In alternativa, in alcuni casi:


  • si prende a riferimento la percentuale di ricarico applicata solo su alcuni prodotti venduti dall’impresa (come se fosse rappresentativa di tutta l’attività);

  • per le attività artigianali, si sommano al valore dei materiali anche le ore di lavoro del titolare e dei collaboratori, attribuendo loro un presunto valore di mercato.


 Dove sono i problemi

Questa metodologia presenta diversi profili di criticità:


  • Gli ISA sono nati come strumento di selezione del rischio fiscale, non come base per calcolare nuovi ricavi.

  • Il punteggio ISA e la bassa redditività non sono prove, ma semplici indici di anomalia.

  • Trattarli come “presunzioni gravi, precise e concordanti” (come previsto dagli articoli 39 DPR 600/1973 e 54 DPR 633/1972) significa stravolgere la logica della norma.

  • Inoltre, l’Ufficio non mette a disposizione i dati del campione utilizzato, impedendo al contribuente di difendersi in modo pieno e trasparente.

  • Infine, basare l’accertamento solo sulla “bassa redditività” equivale a punire chi ha margini ridotti o attraversa una fase economica difficile.


 Esempio concreto

Immaginiamo un’impresa che:


  • acquista merci per € 100.000,

  • dichiara ricavi per € 120.000,

  • ha quindi un ricarico del 20%.

Il suo punteggio ISA è 7,5, perché la redditività è più bassa rispetto alla media di settore (dove il ricarico medio è, ad esempio, 30%).


L’Agenzia, sulla base di quel dato, ricalcola i ricavi applicando il 30% di ricarico al costo del venduto:


€ 100.000 × 1,30 = € 130.000

E conclude che il contribuente ha “occultato” € 10.000 di ricavi.
Ma quel risultato nasce solo da una media statistica, non da un fatto concreto.
Non tiene conto di eventuali sconti commerciali, rimanenze, differenze di qualità dei prodotti o politiche di prezzo legate al mercato reale.

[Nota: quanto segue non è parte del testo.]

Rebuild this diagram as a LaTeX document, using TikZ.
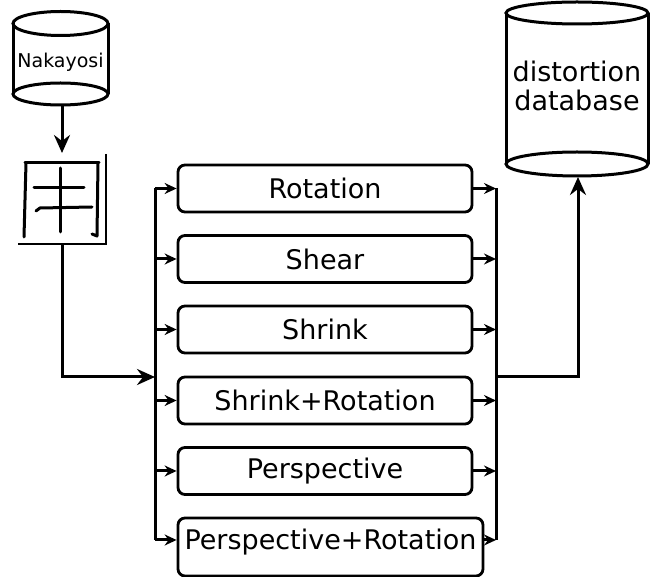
\documentclass[tikz,border=0pt]{standalone}
\usepackage{fontspec}
\setmainfont{DejaVu Sans}
\usetikzlibrary{arrows.meta}
\begin{document}
\begin{tikzpicture}[x=1pt,y=-1pt,line width=3pt,
  proc/.style={draw,line width=2.8pt,rounded corners=7pt,minimum width=294pt,minimum height=47pt,inner sep=0pt,font=\fontsize{27}{32}\selectfont},
  smallarr/.style={-{Stealth[length=12pt,width=11pt,inset=4pt]}},
  bigarr/.style={-{Stealth[length=18pt,width=16pt,inset=6pt]}},
  stroke/.style={line width=3pt,line cap=round,line join=round}]
\useasboundingbox (0,0) rectangle (665,577);

% Nakayosi cylinder
\draw (60.5,23.5) ellipse [x radius=47.5, y radius=12];
\draw (13,23.5) -- (13,94);
\draw (108,23.5) -- (108,94);
\draw (60.5,94) ellipse [x radius=47.5, y radius=11];
\node[font=\fontsize{19}{22}\selectfont] (nak) at (60.5,62) {Nakayosi};
\coordinate (nakb) at (62,105);
\coordinate (imgt) at (62,153);

% character image
\draw[line width=1.8pt] (106,154) -- (106,244) -- (18,244);
\draw[stroke] (25,163) -- (99,163);
\draw[stroke] (26,163) -- (24,237);
\draw[stroke] (98,163) -- (97,236) -- (92,234);
\draw[stroke] (60,168) -- (60,232);
\draw[stroke] (34,188) -- (84,188);
\draw[stroke] (36,211) -- (40,208) -- (92,207);
\coordinate (imgb) at (62,244);

\draw[bigarr] (nakb) -- (imgt);

% left bus
\coordinate (lbt) at (155,188.5);
\coordinate (lbb) at (155,540);
\coordinate (lbin) at (155,377);
\draw (lbt) -- (lbb);
\draw[bigarr] (imgb) |- (lbin);

% process boxes
\node[proc] (r1) at (325,188.5) {Rotation};
\node[proc] (r2) at (325,259) {Shear};
\node[proc] (r3) at (325,329.5) {Shrink};
\node[proc] (r4) at (325,400.5) {Shrink+Rotation};
\node[proc] (r5) at (325,471) {Perspective};
\node[proc,minimum width=305pt,text height=32pt,text depth=26pt] (r6) at (330.5,547) {Perspective+Rotation};

% right bus
\coordinate (rbt) at (496,188.5);
\coordinate (rbb) at (496,540);
\coordinate (rbout) at (496,377);
\draw (rbt) -- (rbb);

\foreach \n in {r1,r2,r3,r4,r5}{
  \draw[smallarr] (lbt |- \n.west) -- (\n.west);
  \draw[smallarr] (\n.east) -- (rbt |- \n.east);
}
\draw[smallarr] (lbb) -- (lbb -| r6.west);
\draw[smallarr] (rbb -| r6.east) -- (rbb);

% database cylinder
\draw (577,13) ellipse [x radius=71, y radius=11];
\draw (506,13) -- (506,164);
\draw (648,13) -- (648,164);
\draw (577,164) ellipse [x radius=71, y radius=12];
\node[font=\fontsize{27}{29}\selectfont,align=center] (db) at (577,86) {distortion\\database};
\coordinate (dbb) at (578,177);

\draw[bigarr] (rbout) -| (dbb);
\end{tikzpicture}
\end{document}
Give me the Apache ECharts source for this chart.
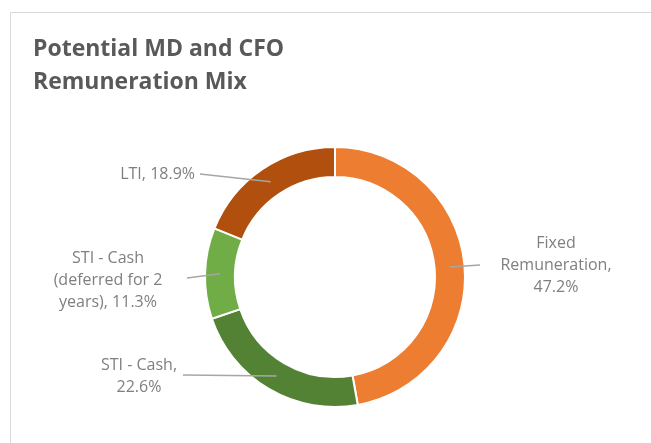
<!DOCTYPE html>
<html>
<head>
<meta charset="utf-8">
<script src="https://cdn.jsdelivr.net/npm/echarts@6/dist/echarts.min.js"></script>
<style>
  html, body { margin: 0; padding: 0; background: #fff; }
  #chart { width: 651px; height: 443px; }
</style>
</head>
<body>
<div id="chart"></div>
<script>
// data
const categories = ['Fixed Remuneration', 'STI - Cash', 'STI - Cash (deferred for 2 years)', 'LTI']
const shares = [47.2, 22.6, 11.3, 18.9]
const labelTexts = ['Fixed\nRemuneration,\n47.2%', 'STI - Cash,\n22.6%', 'STI - Cash\n(deferred for 2\nyears), 11.3%', 'LTI, 18.9%']
const colors = ['#ED7D31', '#548235', '#70AD47', '#B04F0E']

const center = [335, 277]
const radius = [100, 130]
// inner half of the ring, only used to hang the labels and leader lines on
const labelRadius = [100, 115]

// where each label sits, and the end of its leader line
const labelSpots = [
  { x: 556, y: 265, align: 'center', lineEnd: [480, 265] },
  { x: 139, y: 376, align: 'center', lineEnd: [183, 375] },
  { x: 108, y: 280, align: 'center', lineEnd: [187, 278] },
  { x: 195, y: 174, align: 'right', lineEnd: [200, 174] },
]

const total = shares.reduce((a, b) => a + b, 0)
// mid-ring point of a slice, angle measured clockwise from the top
function midRing(index) {
  let before = 0
  for (let i = 0; i < index; i++) before += shares[i]
  const ang = ((before + shares[index] / 2) / total) * Math.PI * 2
  const r = labelRadius[1]
  return [center[0] + r * Math.sin(ang), center[1] - r * Math.cos(ang)]
}

const chart = echarts.init(document.getElementById('chart'), null, { renderer: 'canvas' })
const option = {
  animation: false,
  title: {
    text: 'Potential MD and CFO\nRemuneration Mix',
    left: 28,
    top: 28,
    textStyle: {
      fontFamily: 'Open Sans',
      fontWeight: 'bold',
      fontSize: 23,
      lineHeight: 33,
      color: '#595959',
    },
  },
  graphic: [
    {
      // chart frame
      type: 'rect',
      shape: { x: 10.5, y: 12.5, width: 700, height: 500 },
      style: { fill: 'none', stroke: '#d9d9d9', lineWidth: 1 },
      silent: true,
    },
  ],
  series: [
    {
      // the ring
      type: 'pie',
      z: 2,
      center: center,
      radius: radius,
      startAngle: 90,
      clockwise: true,
      label: { show: false },
      labelLine: { show: false },
      itemStyle: {
        borderColor: '#fff',
        borderWidth: 2,
      },
      emphasis: { disabled: true },
      data: categories.map((name, i) => ({
        name: name,
        value: shares[i],
        itemStyle: { color: colors[i] },
      })),
    },
    {
      // labels + leader lines, drawn over the ring
      type: 'pie',
      z: 3,
      silent: true,
      center: center,
      radius: labelRadius,
      startAngle: 90,
      clockwise: true,
      avoidLabelOverlap: false,
      itemStyle: { color: 'rgba(0,0,0,0)', borderWidth: 0 },
      label: {
        show: true,
        formatter: (p) => labelTexts[p.dataIndex],
        fontFamily: 'Open Sans',
        fontSize: 16,
        lineHeight: 22,
        color: '#7f7f7f',
      },
      labelLine: {
        show: true,
        showAbove: true,
        lineStyle: { color: '#a6a6a6', width: 1.5, opacity: 1 },
      },
      labelLayout: (params) => {
        const spot = labelSpots[params.dataIndex]
        return {
          x: spot.x,
          y: spot.y,
          align: spot.align,
          verticalAlign: 'middle',
          labelLinePoints: [midRing(params.dataIndex), spot.lineEnd, spot.lineEnd],
        }
      },
      emphasis: { disabled: true },
      data: categories.map((name, i) => ({ name: name, value: shares[i] })),
    },
  ],
}
chart.setOption(option)
</script>
</body>
</html>
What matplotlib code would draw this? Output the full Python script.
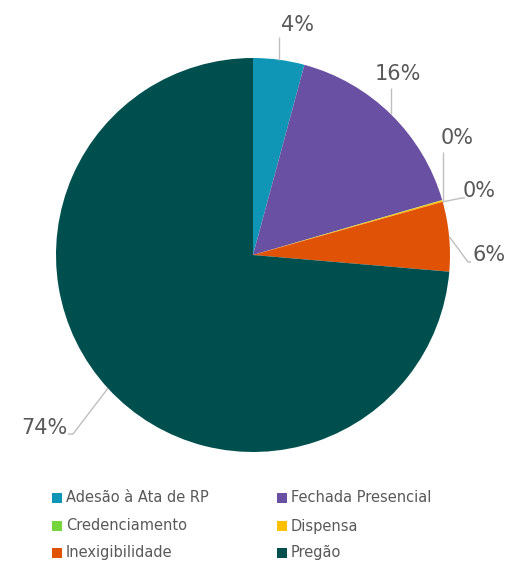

Cosa dovrebbe fare il contribuente

Chi riceve questo tipo di contestazioni deve:


  • chiedere l’accesso ai dati e ai criteri utilizzati per il confronto;

  • evidenziare che gli ISA non sono prova diretta di evasione;

  • dimostrare le specificità economiche della propria attività (strategie commerciali, costi straordinari, stagionalità, ecc.);

  • eccepire la violazione del principio di trasparenza e proporzionalità.


 In conclusione

Il punteggio ISA basso non può diventare automaticamente una prova di evasione.
Gli indici di affidabilità servono per orientare i controlli, non per costruire accertamenti fondati su presunzioni statistiche.


La giustizia tributaria non può ridursi a un confronto tra numeri medi e dati astratti: deve restare ancorata alla realtà economica di ciascun contribuente.
Perché, come spesso accade, dietro un utile basso non c’è evasione, ma solo impresa vera.